One of Boulder's most colorful artists – photographer
Joseph Bevier Sturtevant, otherwise known as "Rocky
Mountain Joe" – started out his life in town as a
wallpaper hanger. Eventually, Sturtevant became Boulder's
most distinctive photographer, oil painter, sight-seeing
guide, and storyteller.
Sturtevant married Anna Lychman in 1876 and settled down
to family life [they had five children] in Boulder at
a house at 744 Marine Street which he built for $100.

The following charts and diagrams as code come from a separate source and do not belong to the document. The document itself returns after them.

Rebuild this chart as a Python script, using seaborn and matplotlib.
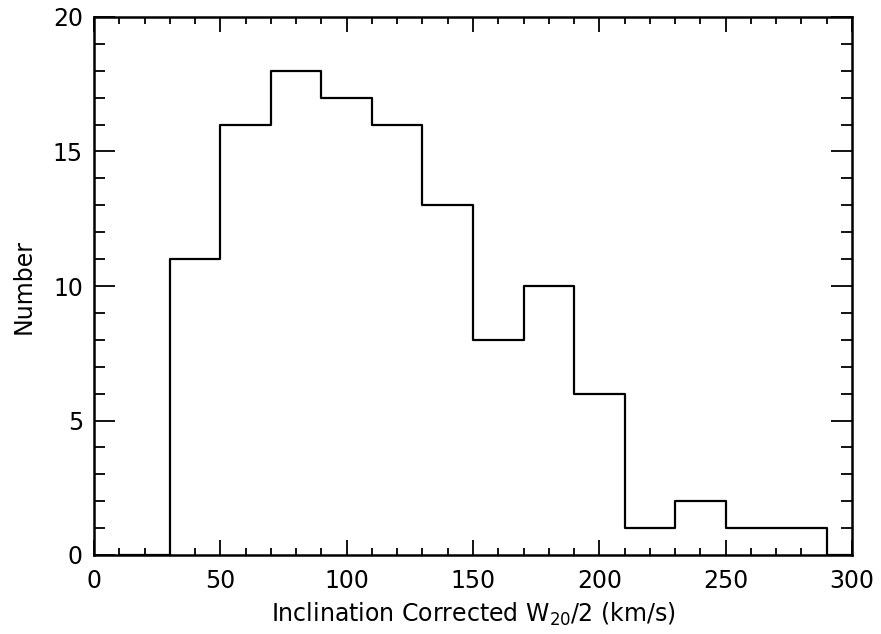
import matplotlib
matplotlib.use("Agg")
import matplotlib.pyplot as plt
from matplotlib.ticker import MultipleLocator
import seaborn as sns
import numpy as np
import pandas as pd

# Empty bins on both sides close the outline down to zero
bin_edges = [10, 30, 50, 70, 90, 110, 130, 150, 170, 190, 210, 230, 250, 270, 290, 310]
counts = [0, 11, 16, 18, 17, 16, 13, 8, 10, 6, 1, 2, 1, 1, 0]
centers = [(a + b) / 2 for a, b in zip(bin_edges[:-1], bin_edges[1:])]
x_ticks = [0, 50, 100, 150, 200, 250, 300]
y_ticks = [0, 5, 10, 15, 20]

df = pd.DataFrame({"w": centers, "n": counts})

sns.set_style("ticks")
plt.rcParams['font.family'] = ['DejaVu Sans']

fig = plt.figure(figsize=(8.81, 6.34), dpi=100)
ax = fig.add_axes([94/881, 1 - 555/634, (852 - 94)/881, (555 - 17)/634])

sns.histplot(data=df, x="w", weights="n", bins=bin_edges, element="step",
             fill=False, color="black", linewidth=1.6, ax=ax)

ax.set_xlim(0, 300)
ax.set_ylim(0, 20)
ax.set_xticks(x_ticks)
ax.set_yticks(y_ticks)
ax.xaxis.set_minor_locator(MultipleLocator(10))
ax.yaxis.set_minor_locator(MultipleLocator(1))
ax.tick_params(which="both", direction="in", top=True, right=True, color="black",
               labelcolor="black", labelsize=17, width=1.3)
ax.tick_params(axis="x", which="major", length=11, pad=10)
ax.tick_params(axis="x", which="minor", length=5)
ax.tick_params(axis="y", which="major", length=15, pad=8)
ax.tick_params(axis="y", which="minor", length=8)
for s in ax.spines.values():
    s.set_linewidth(1.8)
    s.set_color("black")
    s.set_visible(True)
ax.set_xlabel("Inclination Corrected W$_{20}$/2 (km/s)", fontsize=17,
              color="black", labelpad=6)
ax.set_ylabel("Number", fontsize=17, color="black", labelpad=12)

fig.savefig("out.png", dpi=100)
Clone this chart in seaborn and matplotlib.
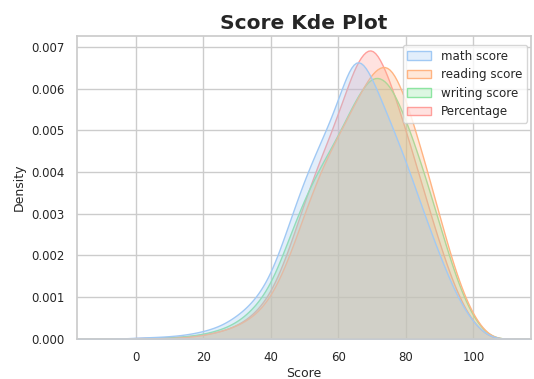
import matplotlib
matplotlib.use('Agg')
import matplotlib.pyplot as plt
import pandas as pd
import seaborn as sns
import numpy as np

# score grid and estimated density readings (x1e-4) for each subject
scores = [0, 5, 10, 15, 20, 25, 30, 35, 40, 45, 50, 55, 60, 65, 70, 75, 80, 85, 90, 95, 100]
math_score = [0.3, 0.4, 0.6, 1.0, 1.8, 3.0, 5.5, 9, 15, 27, 39, 48, 57, 72, 63, 53, 43, 31, 20, 10, 3.5]
reading_score = [0.1, 0.1, 0.2, 0.4, 0.9, 1.8, 3.2, 5.5, 10, 19, 31, 42, 50, 58, 66, 69, 59, 45, 30, 15, 5]
writing_score = [0.1, 0.2, 0.3, 0.6, 1.2, 2.2, 4.0, 7.5, 13, 24, 35, 43, 50, 59, 66, 64, 54, 42, 28, 14, 4.5]
percentage = [0.2, 0.3, 0.4, 0.6, 1.0, 1.8, 3.2, 6, 11, 21, 34, 45, 55, 68, 74, 64, 51, 37, 23, 11, 3.5]

labels = ['math score', 'reading score', 'writing score', 'Percentage']
series = [math_score, reading_score, writing_score, percentage]

frames = []
for name, vals in zip(labels, series):
    w = np.array(vals, dtype=float)
    frames.append(pd.DataFrame({'Score': scores, 'weight': w / w.sum(), 'subject': name}))
df = pd.concat(frames, ignore_index=True)

sns.set_theme(style='whitegrid')
fig = plt.figure(figsize=(5.34, 3.79), dpi=100)
ax = fig.add_axes([0.144, 0.106, 0.85, 0.799])

sns.kdeplot(data=df, x='Score', weights='weight', hue='subject', hue_order=labels,
            fill=True, common_norm=True, bw_method=0.22, palette='pastel',
            alpha=0.3, linewidth=1, ax=ax)

ax.set_xlim(-17.5, 117)
ax.set_title('Score Kde Plot', fontsize=14.5, fontweight='bold', pad=5)
ax.set_xlabel('Score', fontsize=9, labelpad=2)
ax.set_ylabel('Density', fontsize=9)
ax.tick_params(labelsize=8.5, pad=3)
ax.set_xticks([0, 20, 40, 60, 80, 100])
sns.move_legend(ax, 'upper right', title=None, fontsize=8.6, labelspacing=0.45,
                bbox_to_anchor=(1.005, 0.99))

fig.savefig('out.png', dpi=100)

Although Sturtevant had gained a reputation as an excellent
paper hanger and sign painter, he had a different goal
in mind. By 1884 he had collected enough camera equipment
from the East to go into the photography business. With
the help of his wife, he operated studios at several successive
locations downtown as well as The Woodbine, a studio on
the Chautauqua grounds where he became official photographer
around the turn of the century.
The scope of Sturtevant's photographic work was prodigious
and covered Boulder's coal mines on the plains to gold
and silver camps in the mountains and included town panoramas,
trains, wagons, schools, Boulder groups as well as summer
groups at Chautauqua.
Sturtevant and his camera almost always appeared to memorialize
special occasions. When a streetcar or trains derailed,
Sturtevant was there. After a heavy snow, Sturtevant took
advantage of unusual scenes. The only time he was caught
short was during the flood of 1894; he was on the opposite
side of Boulder Creek from his camera.
Sturtevant developed such a distinctive style that modern
researchers can usually spot a Sturtevant photograph,
signed or unsigned. His sense of the dramatic combined
with his feeling for good composition.
After his wife Anna died in 1904, Joe married a local
cook who, according to the Camera, was so violently jealous
is his attentions to the ladies he was forced to leave
her. The photographer's death was as mysterious as were
some details of his life. Coming home from Denver on the
Interurban train in 1910, after a visit with his son,
he found he had misplaced his ticket and got off the train,
intending to walk back to Boulder. He found at the bottom
of a ravine near the tracks, apparently having fallen
to his death.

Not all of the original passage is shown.